A boy, who has known nothing in his brief life but love and darkness, forces open a window and sees for the first time the outside world, which also sees him: an illegal immigrant by birth. Arrested, his parents tortured to death, we see through Thomas Windom's eyes a race preparing to deal with overpopulation in the only manner left.
When I was a kid, I had pretty typical taste in Science Fiction. It was Heinlein, Asimov, and even some Piers Anthony. This book changed how I thought about science fiction. It says something, not only about the fictional world, but about our world. Instead of being about rough sketches of a characters to advance an idea, it's about a child growing up and finding out what his world is and what it means. At the same time... man, is it bleak. I recommend this book to everyone, but some people just put it down midway because they don't like the ideas that that world has to live by. It's not a book for kids, but that's why I loved it, and think it's a book that everyone should read.
Powerful, Chilling, Superb
Published by Thriftbooks.com User , 19 years ago
A darkly gripping and starkly graphic picture of the near future, told in compelling first-person by the central character, as he grows from child to adult. Difficult to put down, almost forcing the reader to continue to the end. Certainly among Longyear's best, and easily on the long list of alltime best sci-fi novels.
Chilling
Published by Thriftbooks.com User , 19 years ago
Thomas Windom's only sin was being born an illegal child in this Malthusian nightmare set in the not-too-distant future of an overpopulated Earth.
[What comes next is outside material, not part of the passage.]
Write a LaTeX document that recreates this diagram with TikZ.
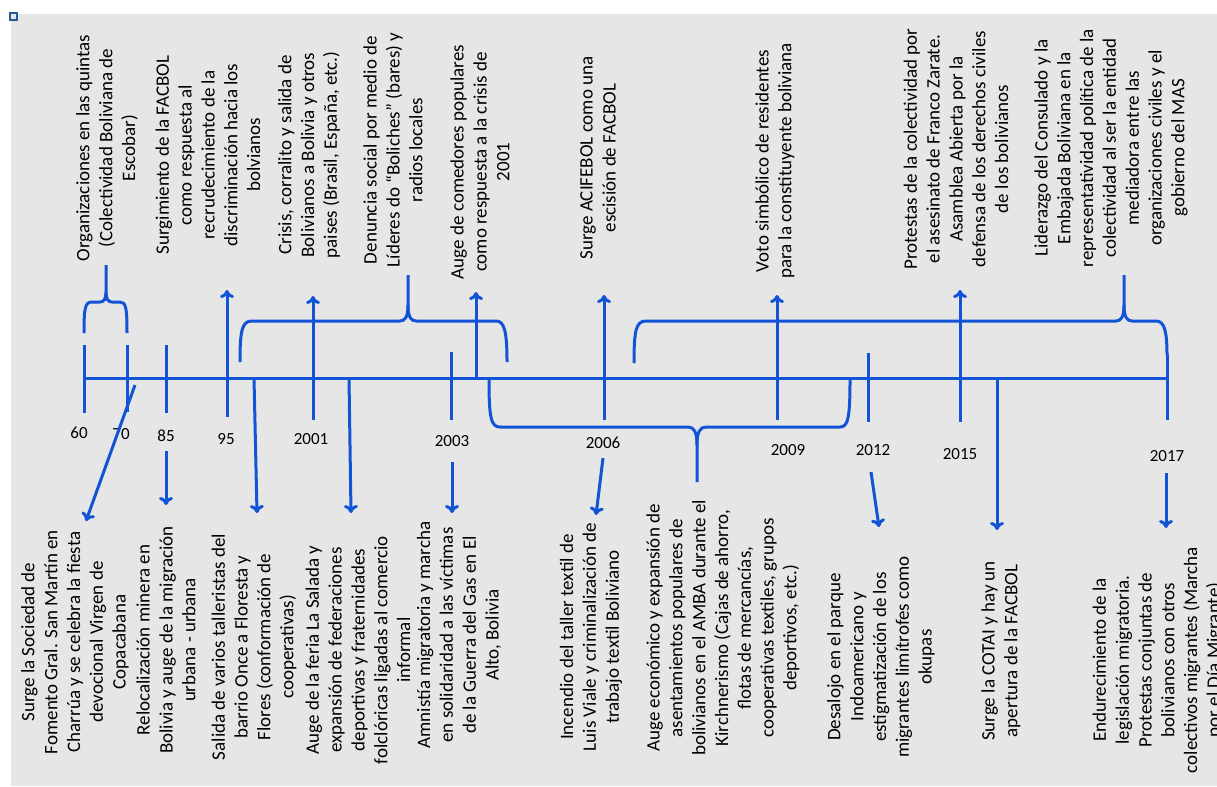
\documentclass[tikz,border=0pt]{standalone}
\usepackage{fontspec}
\setmainfont{Carlito}
\usetikzlibrary{arrows.meta}
\definecolor{lineblue}{RGB}{18,84,214}
\definecolor{panelgray}{RGB}{230,230,230}
\definecolor{markblue}{RGB}{44,88,150}

\begin{document}
\begin{tikzpicture}[x=0.5bp,y=-0.5bp,
  line node/.style={draw=lineblue,line width=1.5bp},
  arrow node/.style={line node,-{To[length=4bp,width=7bp]}},
  event node/.style={rotate=90,align=center,inner sep=0pt,font=\fontsize{9.5bp}{11.4bp}\selectfont},
  year node/.style={inner sep=1pt,font=\fontsize{8.5bp}{10bp}\selectfont}]

  \useasboundingbox (0,0) rectangle (1217,786);
  \fill[panelgray] (11,14) rectangle (1217,786);
  \draw[markblue,fill=white!85!markblue,line width=1bp] (10,13) rectangle (17,20);

  % events above the line
  \node[event node] (quintas) at (107,148) {Organizaciones en las quintas\\(Colectividad Boliviana de\\Escobar)};
  \node[event node] (facbol) at (208,155) {Surgimiento de la FACBOL\\como respuesta al\\recrudecimiento de la\\discriminación hacia los\\bolvianos};
  \node[event node] (crisis) at (309,155) {Crisis, corralito y salida de\\Bolivianos a Bolivia y otros\\paises (Brasil, España, etc.)};
  \node[event node] (boliches) at (393,150) {Denuncia social por medio de\\Líderes do ``Boliches'' (bares) y\\radios locales};
  \node[event node] (comedores) at (480,162) {Auge de comedores populares\\como respuesta a la crisis de\\2001};
  \node[event node] (acifebol) at (598,158) {Surge ACIFEBOL como una\\escisión de FACBOL};
  \node[event node] (voto) at (775,161) {Voto simbólico de residentes\\para la constituyente boliviana};
  \node[event node] (zarate) at (956,149) {Protestas de la colectividad por\\el asesinato de Franco Zarate.\\Asamblea Abierta por la\\defensa de los derechos civiles\\de los bolivianos};
  \node[event node] (consulado) at (1111,148) {Liderazgo del Consulado y la\\Embajada Boliviana en la\\representatividad política de la\\colectividad al ser la entidad\\mediadora entre las\\organizaciones civiles y el\\gobierno del MAS};

  % events below the line
  \node[event node] (sociedad) at (75,642) {Surge la Sociedad de\\Fomento Gral. San Martín en\\Charrúa y se celebra la fiesta\\devocional Virgen de\\Copacabana};
  \node[event node] (minera) at (166,640) {Relocalización minera en\\Bolivia y auge de la migración\\urbana - urbana};
  \node[event node] (talleristas) at (254,647) {Salida de varios talleristas del\\barrio Once a Floresta y\\Flores (conformación de\\cooperativas)};
  \node[event node] (salada) at (358,650) {Auge de la feria La Salada y\\expansión de federaciones\\deportivas y fraternidades\\folclóricas ligadas al comercio\\informal};
  \node[event node] (amnistia) at (459,635) {Amnistía migratoria y marcha\\en solidaridad a las víctimas\\de la Guerra del Gas en El\\Alto, Bolivia};
  \node[event node] (incendio) at (591,637) {Incendio del taller textil de\\Luis Viale y criminalización de\\trabajo textil Boliviano};
  \node[event node] (amba) at (723,628) {Auge económico y expansión de\\asentamientos populares de\\bolivianos en el AMBA durante el\\Kirchnerismo (Cajas de ahorro,\\flotas de mercancías,\\cooperativas textiles, grupos\\deportivos, etc.)};
  \node[event node] (desalojo) at (881,657) {Desalojo en el parque\\Indoamericano y\\estigmatización de los\\migrantes limítrofes como\\okupas};
  \node[event node] (cotai) at (1001,651) {Surge la COTAI y hay un\\apertura de la FACBOL};
  \node[event node] (marcha) at (1158,660) {Endurecimiento de la\\legislación migratoria.\\Protestas conjuntas de\\bolivianos con otros\\colectivos migrantes (Marcha\\por el Día Migrante)};

  % years
  \node[year node] (y60) at (79,433) {60};
  \node[year node] (y70) at (121,434) {70};
  \node[year node] (y85) at (166,436) {85};
  \node[year node] (y95) at (226,439) {95};
  \node[year node] (y2001) at (311,439) {2001};
  \node[year node] (y2003) at (452,441) {2003};
  \node[year node] (y2006) at (603,443) {2006};
  \node[year node] (y2009) at (788,450) {2009};
  \node[year node] (y2012) at (873,450) {2012};
  \node[year node] (y2015) at (960,454) {2015};
  \node[year node] (y2017) at (1167,456) {2017};

  % axis and ticks
  \draw[line node] (84,378) -- (1168,378);
  \draw[line node] (84,345) -- (84,413);
  \draw[line node] (127,345) -- (127,412);
  \draw[line node] (166,345) -- (166,413);
  \draw[line node] (451,352) -- (451,420);
  \draw[line node] (868,353) -- (868,422);
  \draw[line node] (1167,355) -- (1167,420);

  % arrows up
  \draw[arrow node] (227,417) -- (227,290);
  \draw[arrow node] (313,420) -- (313,296);
  \draw[arrow node] (476,378) -- (476,292);
  \draw[arrow node] (604,420) -- (604,295);
  \draw[arrow node] (777,420) -- (777,295);
  \draw[arrow node] (960,422) -- (960,290);

  % braces
  \draw[line node] (84,333) .. controls (84,308) and (85,302) .. (92,302) -- (100,302) .. controls (104,302) and (106,299) .. (106,292) -- (106,265);
  \draw[line node] (106,292) .. controls (106,299) and (108,302) .. (112,302) -- (120,302) .. controls (126,302) and (127,308) .. (127,333);
  \draw[line node] (240,362) .. controls (240,330) and (242,321) .. (252,321) -- (400,321) .. controls (405,321) and (408,317) .. (408,305) -- (408,275);
  \draw[line node] (408,305) .. controls (408,317) and (411,321) .. (416,321) -- (496,321) .. controls (504,321) and (507,330) .. (507,362);
  \draw[line node] (634,363) .. controls (634,330) and (636,321) .. (646,321) -- (1116,321) .. controls (1121,321) and (1124,317) .. (1124,305) -- (1124,275);
  \draw[line node] (1124,305) .. controls (1124,317) and (1127,321) .. (1132,321) -- (1156,321) .. controls (1164,321) and (1167,330) .. (1167,355);
  \draw[line node] (489,380) .. controls (489,418) and (491,427) .. (500,427) -- (688,427) .. controls (694,427) and (697,432) .. (697,445) -- (697,482);
  \draw[line node] (697,445) .. controls (697,432) and (700,427) .. (706,427) -- (840,427) .. controls (848,427) and (850,418) .. (850,380);

  % arrows down
  \draw[arrow node] (135,385) -- (86,521);
  \draw[arrow node] (166,451) -- (166,505);
  \draw[arrow node] (254,378) -- (257,513);
  \draw[arrow node] (349,378) -- (351,513);
  \draw[arrow node] (452,462) -- (452,513);
  \draw[arrow node] (603,458) -- (596,515);
  \draw[arrow node] (871,472) -- (879,527);
  \draw[arrow node] (997,378) -- (997,530);
  \draw[arrow node] (1166,473) -- (1166,528);
\end{tikzpicture}
\end{document}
Tommy is thrown into a brutal work camp with other illegal children, a place filled with unspeakable brutality and the aching sweetness of first love. He inevitably turns to studying the system which has enslaved him and discovers the key to the prophecy made by the all-knowing computer, Mac III, which runs this frighteningly believable world. The ideas and images remain with you long after the book is over. Unforgettable.
A Grim Look At Overpopulation
Published by Thriftbooks.com User , 21 years ago
This is perhaps the most disturbing, and one of the best, books I've read in a long time. Longyear creates an overpopulated Earth and reveals it through the eyes of illegal child Thomas Windom, who enters a children's prison at the age of seven. As he grows older, his story broadens as he faces who he is and what he must become. To tell any more would spoil one of the best and most stark science fiction novels ever written. This allegory of the importance of the individual is as powerful as the author's best and most popular work, Enemy Mine. One of my favorite parts of Sea of Glass is the way Longyear uses movies from years past to describe the main character's outlook on situations. I read in an interview that Longyear gets many ideas from the television, and this story proves it true. With the exception of maybe one or two, I had seen the movies he referenced, which added another layer to the story. This is one of the most emotional books you'll ever read, and the guy who said he had a ten year gap between this and his next novel is crazy. Longyear has been publishing steadily since the seventies.
A book that makes you think and think hard.
Published by Thriftbooks.com User , 25 years ago
This is brutally realistic rendering of society as it could become. One of my favorite sci-fi books of all time, I reread it every year or two to keep it fresh in my mind. Very well written with deep emotion, it involves you from the opening line and holds nothing back. This one should have won the Hugo.